■ Stated goal
Quote the listing below in full and exactly as written, but omit every picture.

** start Data excerpt **

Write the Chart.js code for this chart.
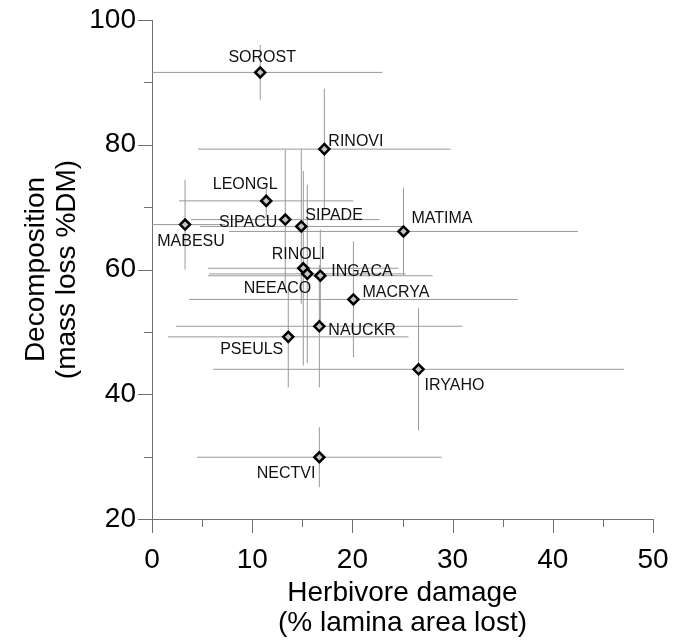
<!DOCTYPE html>
<html>
<head>
<meta charset="utf-8">
<script src="https://cdn.jsdelivr.net/npm/chart.js@4.4.1/dist/chart.umd.min.js"></script>
<style>
  body { margin: 0; background: #fff; }
</style>
</head>
<body>
<canvas id="chart" width="683" height="642"></canvas>
<script>
// species codes and their means
const species = ['SOROST', 'RINOVI', 'LEONGL', 'MABESU', 'SIPACU', 'SIPADE', 'MATIMA', 'RINOLI',
                 'NEEACO', 'INGACA', 'MACRYA', 'NAUCKR', 'PSEULS', 'IRYAHO', 'NECTVI'];
const damage = [10.8, 17.2, 11.4, 3.3, 13.3, 14.9, 25.1, 15.1, 15.5, 16.8, 20.1, 16.7, 13.6, 26.6, 16.7];
const decomp = [91.6, 79.3, 71.0, 67.2, 68.0, 66.9, 66.1, 60.2, 59.3, 59.0, 55.2, 50.9, 49.2, 44.0, 29.9];
// error bar half widths
const damageErr = [12.2, 12.6, 8.7, 4.0, 9.4, 10.1, 17.4, 9.5, 9.8, 11.2, 16.4, 14.3, 12.0, 20.5, 12.2];
const decompErr = [4.4, 9.7, 2.7, 7.2, 11.2, 12.4, 7.0, 15.6, 14.3, 7.4, 9.3, 9.8, 8.1, 9.8, 4.8];

const xTicks = [0, 10, 20, 30, 40, 50];
const yTicks = [20, 40, 60, 80, 100];

// where each label sits next to its point (px offset, text align)
const labelPos = [
    [2, -15, 'center'], [4, -8, 'left'], [-21, -16, 'center'], [6, 17, 'center'],
    [-8, 3, 'right'], [4, -11, 'left'], [8, -13, 'left'], [-5, -14, 'center'],
    [4, 15, 'right'], [11, -4, 'left'], [9, -7, 'left'], [9, 4, 'left'],
    [-5, 13, 'right'], [6, 16, 'left'], [-4, 16, 'right']
];

const FONT = "'Liberation Sans', Arial, sans-serif";
const AXIS_COLOR = '#707070';
const BAR_COLOR = '#999999';

const errorBars = {
    id: 'errorBars',
    beforeDatasetsDraw(chart) {
        const ctx = chart.ctx;
        const xs = chart.scales.x, ys = chart.scales.y;
        const a = chart.chartArea;
        ctx.save();
        ctx.beginPath();
        ctx.rect(a.left, a.top, a.right - a.left, a.bottom - a.top);
        ctx.clip();
        ctx.strokeStyle = BAR_COLOR;
        ctx.lineWidth = 1;
        for (let i = 0; i < species.length; i++) {
            const px = xs.getPixelForValue(damage[i]);
            const py = ys.getPixelForValue(decomp[i]);
            ctx.beginPath();
            ctx.moveTo(xs.getPixelForValue(damage[i] - damageErr[i]), py);
            ctx.lineTo(xs.getPixelForValue(damage[i] + damageErr[i]), py);
            ctx.moveTo(px, ys.getPixelForValue(decomp[i] - decompErr[i]));
            ctx.lineTo(px, ys.getPixelForValue(decomp[i] + decompErr[i]));
            ctx.stroke();
        }
        ctx.restore();
    }
};

const pointLabels = {
    id: 'pointLabels',
    afterDatasetsDraw(chart) {
        const ctx = chart.ctx;
        const meta = chart.getDatasetMeta(0);
        ctx.save();
        ctx.font = '16px ' + FONT;
        ctx.fillStyle = '#111';
        ctx.textBaseline = 'middle';
        meta.data.forEach((pt, i) => {
            const p = labelPos[i];
            ctx.textAlign = p[2];
            ctx.fillText(species[i], pt.x + p[0], pt.y + p[1]);
        });
        ctx.restore();
    }
};

// major ticks long, minor ticks short
const tickMarks = {
    id: 'tickMarks',
    afterDraw(chart) {
        const ctx = chart.ctx;
        const xs = chart.scales.x, ys = chart.scales.y;
        ctx.save();
        ctx.strokeStyle = AXIS_COLOR;
        ctx.lineWidth = 1;
        ctx.beginPath();
        for (let v = 0; v <= 50; v += 5) {
            const x = Math.round(xs.getPixelForValue(v)) + 0.5;
            const len = v % 10 === 0 ? 14 : 8;
            ctx.moveTo(x, xs.top);
            ctx.lineTo(x, xs.top + len);
        }
        for (let v = 20; v <= 100; v += 10) {
            const y = Math.round(ys.getPixelForValue(v)) + 0.5;
            const len = v % 20 === 0 ? 14 : 8;
            ctx.moveTo(ys.right, y);
            ctx.lineTo(ys.right - len, y);
        }
        ctx.stroke();
        ctx.restore();
    }
};

new Chart(document.getElementById('chart'), {
    type: 'scatter',
    data: {
        datasets: [{
            data: species.map((s, i) => ({ x: damage[i], y: decomp[i] })),
            pointStyle: 'rectRot',
            pointRadius: 5,
            borderWidth: 2.5,
            borderColor: '#000',
            backgroundColor: '#c4c4c4'
        }]
    },
    options: {
        responsive: false,
        animation: false,
        layout: { padding: { top: 20, right: 30, left: 0, bottom: 0 } },
        plugins: {
            legend: { display: false },
            tooltip: { enabled: false }
        },
        scales: {
            x: {
                type: 'linear',
                min: 0,
                max: 50,
                afterBuildTicks: (s) => { s.ticks = xTicks.map(v => ({ value: v })); },
                afterFit: (s) => { s.height = 123; },
                grid: { drawOnChartArea: false, tickLength: 14, tickColor: 'transparent' },
                border: { color: AXIS_COLOR, width: 1 },
                ticks: { color: '#000', font: { family: FONT, size: 28 }, padding: 10, maxRotation: 0 },
                title: {
                    display: true,
                    text: ['Herbivore damage', '(% lamina area lost)'],
                    color: '#000',
                    font: { family: FONT, size: 28, lineHeight: 1.1 },
                    padding: { top: 0, bottom: 3 }
                }
            },
            y: {
                type: 'linear',
                min: 20,
                max: 100,
                afterBuildTicks: (s) => { s.ticks = yTicks.map(v => ({ value: v })); },
                afterFit: (s) => { s.width = 152; },
                grid: { drawOnChartArea: false, tickLength: 14, tickColor: 'transparent' },
                border: { color: AXIS_COLOR, width: 1 },
                ticks: { color: '#000', font: { family: FONT, size: 28 }, padding: 2 },
                title: {
                    display: true,
                    text: ['Decomposition', '(mass loss %DM)'],
                    color: '#000',
                    font: { family: FONT, size: 28, lineHeight: 1.1 },
                    padding: { top: 21, bottom: 0 }
                }
            }
        }
    },
    plugins: [errorBars, pointLabels, tickMarks]
});
</script>
</body>
</html>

** end Data excerpt **

■ Task result
Write the Chart.js code for this chart.
<!DOCTYPE html>
<html>
<head>
<meta charset="utf-8">
<script src="https://cdn.jsdelivr.net/npm/chart.js@4.4.1/dist/chart.umd.min.js"></script>
<style>
  body { margin: 0; background: #fff; }
</style>
</head>
<body>
<canvas id="chart" width="683" height="642"></canvas>
<script>
// species codes and their means
const species = ['SOROST', 'RINOVI', 'LEONGL', 'MABESU', 'SIPACU', 'SIPADE', 'MATIMA', 'RINOLI',
                 'NEEACO', 'INGACA', 'MACRYA', 'NAUCKR', 'PSEULS', 'IRYAHO', 'NECTVI'];
const damage = [10.8, 17.2, 11.4, 3.3, 13.3, 14.9, 25.1, 15.1, 15.5, 16.8, 20.1, 16.7, 13.6, 26.6, 16.7];
const decomp = [91.6, 79.3, 71.0, 67.2, 68.0, 66.9, 66.1, 60.2, 59.3, 59.0, 55.2, 50.9, 49.2, 44.0, 29.9];
// error bar half widths
const damageErr = [12.2, 12.6, 8.7, 4.0, 9.4, 10.1, 17.4, 9.5, 9.8, 11.2, 16.4, 14.3, 12.0, 20.5, 12.2];
const decompErr = [4.4, 9.7, 2.7, 7.2, 11.2, 12.4, 7.0, 15.6, 14.3, 7.4, 9.3, 9.8, 8.1, 9.8, 4.8];

const xTicks = [0, 10, 20, 30, 40, 50];
const yTicks = [20, 40, 60, 80, 100];

// where each label sits next to its point (px offset, text align)
const labelPos = [
    [2, -15, 'center'], [4, -8, 'left'], [-21, -16, 'center'], [6, 17, 'center'],
    [-8, 3, 'right'], [4, -11, 'left'], [8, -13, 'left'], [-5, -14, 'center'],
    [4, 15, 'right'], [11, -4, 'left'], [9, -7, 'left'], [9, 4, 'left'],
    [-5, 13, 'right'], [6, 16, 'left'], [-4, 16, 'right']
];

const FONT = "'Liberation Sans', Arial, sans-serif";
const AXIS_COLOR = '#707070';
const BAR_COLOR = '#999999';

const errorBars = {
    id: 'errorBars',
    beforeDatasetsDraw(chart) {
        const ctx = chart.ctx;
        const xs = chart.scales.x, ys = chart.scales.y;
        const a = chart.chartArea;
        ctx.save();
        ctx.beginPath();
        ctx.rect(a.left, a.top, a.right - a.left, a.bottom - a.top);
        ctx.clip();
        ctx.strokeStyle = BAR_COLOR;
        ctx.lineWidth = 1;
        for (let i = 0; i < species.length; i++) {
            const px = xs.getPixelForValue(damage[i]);
            const py = ys.getPixelForValue(decomp[i]);
            ctx.beginPath();
            ctx.moveTo(xs.getPixelForValue(damage[i] - damageErr[i]), py);
            ctx.lineTo(xs.getPixelForValue(damage[i] + damageErr[i]), py);
            ctx.moveTo(px, ys.getPixelForValue(decomp[i] - decompErr[i]));
            ctx.lineTo(px, ys.getPixelForValue(decomp[i] + decompErr[i]));
            ctx.stroke();
        }
        ctx.restore();
    }
};

const pointLabels = {
    id: 'pointLabels',
    afterDatasetsDraw(chart) {
        const ctx = chart.ctx;
        const meta = chart.getDatasetMeta(0);
        ctx.save();
        ctx.font = '16px ' + FONT;
        ctx.fillStyle = '#111';
        ctx.textBaseline = 'middle';
        meta.data.forEach((pt, i) => {
            const p = labelPos[i];
            ctx.textAlign = p[2];
            ctx.fillText(species[i], pt.x + p[0], pt.y + p[1]);
        });
        ctx.restore();
    }
};

// major ticks long, minor ticks short
const tickMarks = {
    id: 'tickMarks',
    afterDraw(chart) {
        const ctx = chart.ctx;
        const xs = chart.scales.x, ys = chart.scales.y;
        ctx.save();
        ctx.strokeStyle = AXIS_COLOR;
        ctx.lineWidth = 1;
        ctx.beginPath();
        for (let v = 0; v <= 50; v += 5) {
            const x = Math.round(xs.getPixelForValue(v)) + 0.5;
            const len = v % 10 === 0 ? 14 : 8;
            ctx.moveTo(x, xs.top);
            ctx.lineTo(x, xs.top + len);
        }
        for (let v = 20; v <= 100; v += 10) {
            const y = Math.round(ys.getPixelForValue(v)) + 0.5;
            const len = v % 20 === 0 ? 14 : 8;
            ctx.moveTo(ys.right, y);
            ctx.lineTo(ys.right - len, y);
        }
        ctx.stroke();
        ctx.restore();
    }
};

new Chart(document.getElementById('chart'), {
    type: 'scatter',
    data: {
        datasets: [{
            data: species.map((s, i) => ({ x: damage[i], y: decomp[i] })),
            pointStyle: 'rectRot',
            pointRadius: 5,
            borderWidth: 2.5,
            borderColor: '#000',
            backgroundColor: '#c4c4c4'
        }]
    },
    options: {
        responsive: false,
        animation: false,
        layout: { padding: { top: 20, right: 30, left: 0, bottom: 0 } },
        plugins: {
            legend: { display: false },
            tooltip: { enabled: false }
        },
        scales: {
            x: {
                type: 'linear',
                min: 0,
                max: 50,
                afterBuildTicks: (s) => { s.ticks = xTicks.map(v => ({ value: v })); },
                afterFit: (s) => { s.height = 123; },
                grid: { drawOnChartArea: false, tickLength: 14, tickColor: 'transparent' },
                border: { color: AXIS_COLOR, width: 1 },
                ticks: { color: '#000', font: { family: FONT, size: 28 }, padding: 10, maxRotation: 0 },
                title: {
                    display: true,
                    text: ['Herbivore damage', '(% lamina area lost)'],
                    color: '#000',
                    font: { family: FONT, size: 28, lineHeight: 1.1 },
                    padding: { top: 0, bottom: 3 }
                }
            },
            y: {
                type: 'linear',
                min: 20,
                max: 100,
                afterBuildTicks: (s) => { s.ticks = yTicks.map(v => ({ value: v })); },
                afterFit: (s) => { s.width = 152; },
                grid: { drawOnChartArea: false, tickLength: 14, tickColor: 'transparent' },
                border: { color: AXIS_COLOR, width: 1 },
                ticks: { color: '#000', font: { family: FONT, size: 28 }, padding: 2 },
                title: {
                    display: true,
                    text: ['Decomposition', '(mass loss %DM)'],
                    color: '#000',
                    font: { family: FONT, size: 28, lineHeight: 1.1 },
                    padding: { top: 21, bottom: 0 }
                }
            }
        }
    },
    plugins: [errorBars, pointLabels, tickMarks]
});
</script>
</body>
</html>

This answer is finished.